AIM: Your task is to copy the material exactly.
________
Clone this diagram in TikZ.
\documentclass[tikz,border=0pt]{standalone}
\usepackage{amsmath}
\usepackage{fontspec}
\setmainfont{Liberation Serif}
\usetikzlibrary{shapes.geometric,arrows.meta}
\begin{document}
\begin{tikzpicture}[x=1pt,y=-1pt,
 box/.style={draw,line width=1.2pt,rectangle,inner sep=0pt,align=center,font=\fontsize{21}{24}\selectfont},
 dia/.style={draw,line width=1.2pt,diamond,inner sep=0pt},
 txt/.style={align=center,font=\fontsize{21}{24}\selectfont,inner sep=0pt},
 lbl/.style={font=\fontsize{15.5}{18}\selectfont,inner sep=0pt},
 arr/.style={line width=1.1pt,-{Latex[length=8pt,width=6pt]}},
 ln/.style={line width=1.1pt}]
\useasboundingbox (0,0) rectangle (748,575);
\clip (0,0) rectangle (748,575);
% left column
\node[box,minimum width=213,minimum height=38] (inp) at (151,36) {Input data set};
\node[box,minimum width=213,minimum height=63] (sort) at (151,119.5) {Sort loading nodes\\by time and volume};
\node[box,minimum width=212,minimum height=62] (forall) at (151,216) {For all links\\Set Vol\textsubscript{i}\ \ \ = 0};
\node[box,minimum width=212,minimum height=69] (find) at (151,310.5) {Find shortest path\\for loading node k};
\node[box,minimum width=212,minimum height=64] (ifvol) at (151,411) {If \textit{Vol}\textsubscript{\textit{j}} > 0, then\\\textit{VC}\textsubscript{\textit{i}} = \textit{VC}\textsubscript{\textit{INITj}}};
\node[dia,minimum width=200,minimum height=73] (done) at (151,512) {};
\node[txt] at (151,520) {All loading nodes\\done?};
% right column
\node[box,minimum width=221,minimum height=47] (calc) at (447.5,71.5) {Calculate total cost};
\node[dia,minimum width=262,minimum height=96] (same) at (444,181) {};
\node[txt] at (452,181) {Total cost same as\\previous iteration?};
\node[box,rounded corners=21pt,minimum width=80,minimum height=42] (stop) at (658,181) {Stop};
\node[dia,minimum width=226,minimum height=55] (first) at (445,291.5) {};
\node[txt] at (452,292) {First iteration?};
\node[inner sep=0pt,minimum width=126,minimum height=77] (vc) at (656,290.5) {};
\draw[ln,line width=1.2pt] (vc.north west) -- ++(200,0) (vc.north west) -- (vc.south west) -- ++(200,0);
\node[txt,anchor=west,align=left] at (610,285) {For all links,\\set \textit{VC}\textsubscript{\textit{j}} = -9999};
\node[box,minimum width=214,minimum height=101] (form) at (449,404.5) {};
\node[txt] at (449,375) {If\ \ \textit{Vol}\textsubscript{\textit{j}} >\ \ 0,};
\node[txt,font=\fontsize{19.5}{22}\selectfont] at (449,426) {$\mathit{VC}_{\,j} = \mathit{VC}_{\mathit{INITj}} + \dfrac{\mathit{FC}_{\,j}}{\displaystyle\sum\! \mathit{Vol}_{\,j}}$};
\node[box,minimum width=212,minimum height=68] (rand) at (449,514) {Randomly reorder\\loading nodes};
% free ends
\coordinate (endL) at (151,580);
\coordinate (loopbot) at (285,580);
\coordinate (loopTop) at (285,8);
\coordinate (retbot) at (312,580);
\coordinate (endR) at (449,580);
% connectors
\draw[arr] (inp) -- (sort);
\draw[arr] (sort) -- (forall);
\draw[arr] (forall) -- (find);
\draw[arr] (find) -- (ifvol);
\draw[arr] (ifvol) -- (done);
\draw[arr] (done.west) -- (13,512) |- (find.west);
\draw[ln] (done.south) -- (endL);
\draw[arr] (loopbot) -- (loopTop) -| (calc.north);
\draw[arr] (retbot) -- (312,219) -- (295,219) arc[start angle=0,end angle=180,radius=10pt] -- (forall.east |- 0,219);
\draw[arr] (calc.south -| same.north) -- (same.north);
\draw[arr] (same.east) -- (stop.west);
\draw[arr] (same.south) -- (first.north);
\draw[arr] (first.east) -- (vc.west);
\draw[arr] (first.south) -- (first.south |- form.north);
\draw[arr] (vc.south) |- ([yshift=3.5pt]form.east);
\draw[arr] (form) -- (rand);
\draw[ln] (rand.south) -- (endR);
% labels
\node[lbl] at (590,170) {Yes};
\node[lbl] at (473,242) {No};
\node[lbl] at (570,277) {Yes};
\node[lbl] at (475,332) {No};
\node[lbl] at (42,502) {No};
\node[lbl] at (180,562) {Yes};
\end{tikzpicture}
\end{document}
________
SOLUTION TO THE PROBLEM:
Clone this diagram in TikZ.
\documentclass[tikz,border=0pt]{standalone}
\usepackage{amsmath}
\usepackage{fontspec}
\setmainfont{Liberation Serif}
\usetikzlibrary{shapes.geometric,arrows.meta}
\begin{document}
\begin{tikzpicture}[x=1pt,y=-1pt,
 box/.style={draw,line width=1.2pt,rectangle,inner sep=0pt,align=center,font=\fontsize{21}{24}\selectfont},
 dia/.style={draw,line width=1.2pt,diamond,inner sep=0pt},
 txt/.style={align=center,font=\fontsize{21}{24}\selectfont,inner sep=0pt},
 lbl/.style={font=\fontsize{15.5}{18}\selectfont,inner sep=0pt},
 arr/.style={line width=1.1pt,-{Latex[length=8pt,width=6pt]}},
 ln/.style={line width=1.1pt}]
\useasboundingbox (0,0) rectangle (748,575);
\clip (0,0) rectangle (748,575);
% left column
\node[box,minimum width=213,minimum height=38] (inp) at (151,36) {Input data set};
\node[box,minimum width=213,minimum height=63] (sort) at (151,119.5) {Sort loading nodes\\by time and volume};
\node[box,minimum width=212,minimum height=62] (forall) at (151,216) {For all links\\Set Vol\textsubscript{i}\ \ \ = 0};
\node[box,minimum width=212,minimum height=69] (find) at (151,310.5) {Find shortest path\\for loading node k};
\node[box,minimum width=212,minimum height=64] (ifvol) at (151,411) {If \textit{Vol}\textsubscript{\textit{j}} > 0, then\\\textit{VC}\textsubscript{\textit{i}} = \textit{VC}\textsubscript{\textit{INITj}}};
\node[dia,minimum width=200,minimum height=73] (done) at (151,512) {};
\node[txt] at (151,520) {All loading nodes\\done?};
% right column
\node[box,minimum width=221,minimum height=47] (calc) at (447.5,71.5) {Calculate total cost};
\node[dia,minimum width=262,minimum height=96] (same) at (444,181) {};
\node[txt] at (452,181) {Total cost same as\\previous iteration?};
\node[box,rounded corners=21pt,minimum width=80,minimum height=42] (stop) at (658,181) {Stop};
\node[dia,minimum width=226,minimum height=55] (first) at (445,291.5) {};
\node[txt] at (452,292) {First iteration?};
\node[inner sep=0pt,minimum width=126,minimum height=77] (vc) at (656,290.5) {};
\draw[ln,line width=1.2pt] (vc.north west) -- ++(200,0) (vc.north west) -- (vc.south west) -- ++(200,0);
\node[txt,anchor=west,align=left] at (610,285) {For all links,\\set \textit{VC}\textsubscript{\textit{j}} = -9999};
\node[box,minimum width=214,minimum height=101] (form) at (449,404.5) {};
\node[txt] at (449,375) {If\ \ \textit{Vol}\textsubscript{\textit{j}} >\ \ 0,};
\node[txt,font=\fontsize{19.5}{22}\selectfont] at (449,426) {$\mathit{VC}_{\,j} = \mathit{VC}_{\mathit{INITj}} + \dfrac{\mathit{FC}_{\,j}}{\displaystyle\sum\! \mathit{Vol}_{\,j}}$};
\node[box,minimum width=212,minimum height=68] (rand) at (449,514) {Randomly reorder\\loading nodes};
% free ends
\coordinate (endL) at (151,580);
\coordinate (loopbot) at (285,580);
\coordinate (loopTop) at (285,8);
\coordinate (retbot) at (312,580);
\coordinate (endR) at (449,580);
% connectors
\draw[arr] (inp) -- (sort);
\draw[arr] (sort) -- (forall);
\draw[arr] (forall) -- (find);
\draw[arr] (find) -- (ifvol);
\draw[arr] (ifvol) -- (done);
\draw[arr] (done.west) -- (13,512) |- (find.west);
\draw[ln] (done.south) -- (endL);
\draw[arr] (loopbot) -- (loopTop) -| (calc.north);
\draw[arr] (retbot) -- (312,219) -- (295,219) arc[start angle=0,end angle=180,radius=10pt] -- (forall.east |- 0,219);
\draw[arr] (calc.south -| same.north) -- (same.north);
\draw[arr] (same.east) -- (stop.west);
\draw[arr] (same.south) -- (first.north);
\draw[arr] (first.east) -- (vc.west);
\draw[arr] (first.south) -- (first.south |- form.north);
\draw[arr] (vc.south) |- ([yshift=3.5pt]form.east);
\draw[arr] (form) -- (rand);
\draw[ln] (rand.south) -- (endR);
% labels
\node[lbl] at (590,170) {Yes};
\node[lbl] at (473,242) {No};
\node[lbl] at (570,277) {Yes};
\node[lbl] at (475,332) {No};
\node[lbl] at (42,502) {No};
\node[lbl] at (180,562) {Yes};
\end{tikzpicture}
\end{document}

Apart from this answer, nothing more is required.